EXERCISE
Write out, word for word, the first line of the data below and every line after it through the one containing "var height = 840;".

DATA
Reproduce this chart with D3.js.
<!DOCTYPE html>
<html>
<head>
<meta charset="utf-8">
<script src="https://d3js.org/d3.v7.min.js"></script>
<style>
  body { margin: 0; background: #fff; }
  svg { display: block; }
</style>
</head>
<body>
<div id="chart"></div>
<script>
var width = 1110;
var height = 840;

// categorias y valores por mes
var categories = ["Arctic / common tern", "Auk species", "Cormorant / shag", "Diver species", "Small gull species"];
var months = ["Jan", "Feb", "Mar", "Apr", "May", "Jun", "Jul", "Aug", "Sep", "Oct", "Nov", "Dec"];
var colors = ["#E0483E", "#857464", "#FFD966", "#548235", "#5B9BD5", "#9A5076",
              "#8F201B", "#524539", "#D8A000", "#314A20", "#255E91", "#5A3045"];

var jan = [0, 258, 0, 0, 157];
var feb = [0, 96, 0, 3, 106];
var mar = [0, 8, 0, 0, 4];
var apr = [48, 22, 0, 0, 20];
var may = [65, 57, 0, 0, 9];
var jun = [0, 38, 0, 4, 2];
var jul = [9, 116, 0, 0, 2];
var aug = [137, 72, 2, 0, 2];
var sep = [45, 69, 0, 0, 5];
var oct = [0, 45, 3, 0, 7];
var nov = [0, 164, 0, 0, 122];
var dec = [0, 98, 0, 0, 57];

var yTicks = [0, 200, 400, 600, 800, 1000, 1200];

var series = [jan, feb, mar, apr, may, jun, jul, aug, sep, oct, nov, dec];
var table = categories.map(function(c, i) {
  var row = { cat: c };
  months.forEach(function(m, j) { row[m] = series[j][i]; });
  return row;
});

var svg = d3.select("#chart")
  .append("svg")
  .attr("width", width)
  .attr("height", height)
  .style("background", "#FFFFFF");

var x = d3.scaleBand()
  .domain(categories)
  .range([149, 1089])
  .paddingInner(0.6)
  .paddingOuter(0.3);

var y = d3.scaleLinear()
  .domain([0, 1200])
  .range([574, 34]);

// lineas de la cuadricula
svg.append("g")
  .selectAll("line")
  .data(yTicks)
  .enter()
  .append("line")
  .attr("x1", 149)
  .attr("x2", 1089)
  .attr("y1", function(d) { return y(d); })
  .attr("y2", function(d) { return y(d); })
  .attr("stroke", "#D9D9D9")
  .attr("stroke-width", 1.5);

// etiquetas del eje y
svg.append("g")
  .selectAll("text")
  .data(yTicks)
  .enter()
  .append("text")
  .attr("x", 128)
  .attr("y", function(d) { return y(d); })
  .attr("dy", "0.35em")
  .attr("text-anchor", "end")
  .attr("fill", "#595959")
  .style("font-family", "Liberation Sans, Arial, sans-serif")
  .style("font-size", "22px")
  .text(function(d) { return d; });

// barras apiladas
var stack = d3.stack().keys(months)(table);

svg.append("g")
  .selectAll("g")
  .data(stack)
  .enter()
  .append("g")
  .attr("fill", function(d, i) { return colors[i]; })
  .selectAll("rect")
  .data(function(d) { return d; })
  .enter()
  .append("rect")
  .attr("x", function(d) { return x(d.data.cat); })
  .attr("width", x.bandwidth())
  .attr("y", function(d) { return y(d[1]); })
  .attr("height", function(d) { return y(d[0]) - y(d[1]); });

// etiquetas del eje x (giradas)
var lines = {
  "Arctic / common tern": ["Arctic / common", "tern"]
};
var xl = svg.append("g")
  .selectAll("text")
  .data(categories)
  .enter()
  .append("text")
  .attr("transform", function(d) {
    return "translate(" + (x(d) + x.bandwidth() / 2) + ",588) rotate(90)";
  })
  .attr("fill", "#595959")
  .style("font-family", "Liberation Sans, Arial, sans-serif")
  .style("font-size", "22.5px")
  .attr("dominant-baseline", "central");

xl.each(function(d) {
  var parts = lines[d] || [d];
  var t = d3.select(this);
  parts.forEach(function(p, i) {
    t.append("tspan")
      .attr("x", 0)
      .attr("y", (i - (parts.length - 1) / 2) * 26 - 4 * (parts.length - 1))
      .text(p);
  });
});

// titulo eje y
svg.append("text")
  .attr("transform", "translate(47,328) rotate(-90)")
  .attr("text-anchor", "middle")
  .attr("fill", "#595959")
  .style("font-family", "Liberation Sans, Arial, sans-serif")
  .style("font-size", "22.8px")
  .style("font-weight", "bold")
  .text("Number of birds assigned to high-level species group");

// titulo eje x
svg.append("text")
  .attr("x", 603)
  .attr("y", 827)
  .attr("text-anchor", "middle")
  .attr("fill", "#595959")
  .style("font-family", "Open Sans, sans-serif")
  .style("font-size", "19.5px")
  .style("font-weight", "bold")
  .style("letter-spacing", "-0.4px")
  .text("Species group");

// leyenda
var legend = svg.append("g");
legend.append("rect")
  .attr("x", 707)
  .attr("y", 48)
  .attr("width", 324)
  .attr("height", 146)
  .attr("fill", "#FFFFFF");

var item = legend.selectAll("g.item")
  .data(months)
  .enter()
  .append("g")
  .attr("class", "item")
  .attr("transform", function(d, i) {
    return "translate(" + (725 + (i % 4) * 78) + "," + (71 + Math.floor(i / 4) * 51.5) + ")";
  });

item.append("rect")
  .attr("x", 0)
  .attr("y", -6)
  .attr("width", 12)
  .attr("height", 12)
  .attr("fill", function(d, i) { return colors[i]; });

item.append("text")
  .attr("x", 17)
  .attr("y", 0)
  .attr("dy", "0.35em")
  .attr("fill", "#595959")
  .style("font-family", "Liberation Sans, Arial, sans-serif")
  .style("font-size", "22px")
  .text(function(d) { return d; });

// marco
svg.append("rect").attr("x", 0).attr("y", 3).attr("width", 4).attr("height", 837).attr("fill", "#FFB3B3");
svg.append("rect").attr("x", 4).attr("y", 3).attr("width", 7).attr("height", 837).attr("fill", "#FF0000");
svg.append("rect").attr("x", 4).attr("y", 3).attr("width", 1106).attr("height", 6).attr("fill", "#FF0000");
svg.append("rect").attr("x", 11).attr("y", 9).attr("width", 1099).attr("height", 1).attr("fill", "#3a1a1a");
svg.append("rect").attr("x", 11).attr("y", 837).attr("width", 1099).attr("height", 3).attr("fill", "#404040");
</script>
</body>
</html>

FINISHED ANSWER
Reproduce this chart with D3.js.
<!DOCTYPE html>
<html>
<head>
<meta charset="utf-8">
<script src="https://d3js.org/d3.v7.min.js"></script>
<style>
  body { margin: 0; background: #fff; }
  svg { display: block; }
</style>
</head>
<body>
<div id="chart"></div>
<script>
var width = 1110;
var height = 840;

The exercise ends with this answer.